These are similar to, but not exactly like a copyright. In fact, a patent and trademark are a far more in-depth than a simple copyright on your craft show items.
"A patent for an invention is the grant of a property right to the inventor, issued by the Patent and Trademark Office. The term of a new patent is 20 years from the date on which the application for the patent was filed in the United States or, in special cases, from the date an earlier related application was filed, subject to the payment of maintenance fees. US patent grants are effective only within the US, US territories, and US possessions.
The right conferred by the patent grant is, in the language of the statute and of the grant itself, "the right to exclude others from making, using, offering for sale, or selling" the invention in the United States or "importing" the invention into the United States. What is granted is not the right to make, use, offer for sale, sell or import, but the right to exclude others from making, using, offering for sale, selling or importing the invention." (United States Patent and Trademark Office)

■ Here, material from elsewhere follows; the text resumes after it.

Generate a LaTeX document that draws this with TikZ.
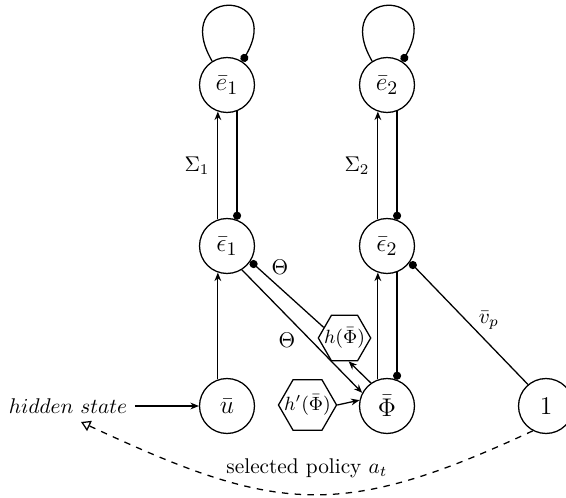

Therefore, a patent differs from a copyright in that it affords you the exclusive right to make, use or sell your craft show item and excludes others from doing so without your permission, while a copyright prevents others only from copying your designs. However, a patent is generally not appropriate for forms of creative expression but rather for a process, a machine or tool used to create a product or a composition of matter such as a new metal alloy or chemical compound.
Considering the time, effort and cost to secure a patent, in most cases for most craft show items, a copyright will suffice. Patent fees run several hundred to several thousand dollars and you will most likely need an attorney, so this is a costly process. Again, check with other crafters, organizations, attorneys and Web sites to find out what is best in your case.
Trademarks (and servicemarks)
"A trademark is a word, name, symbol or device which is used in trade with goods to indicate the source of the goods and to distinguish them from the goods of others. A servicemark is the same as a trademark except that it identifies and distinguishes the source of a service rather than a product. The terms "trademark" and "mark" are commonly used to refer to both trademarks and servicemarks.
Trademark rights may be used to prevent others from using a confusingly similar mark, but not to prevent others from making the same goods or from selling the same goods or services under a clearly different mark. Trademarks which are used in interstate or foreign commerce may be registered with the Patent and Trademark Office. The registration procedure for trademarks and general information concerning trademarks is described in a separate pamphlet entitled "Basic Facts about Trademarks." (United States Patent and Trademark Office)
You may want to consider registering for a trademark if you have created an exclusive name, such as "Cabbage Patch Dolls" or "Hula Hoop." Since you can easily file online and the cost is around $300, consider filing if you have a craft show item that needs trademark protection.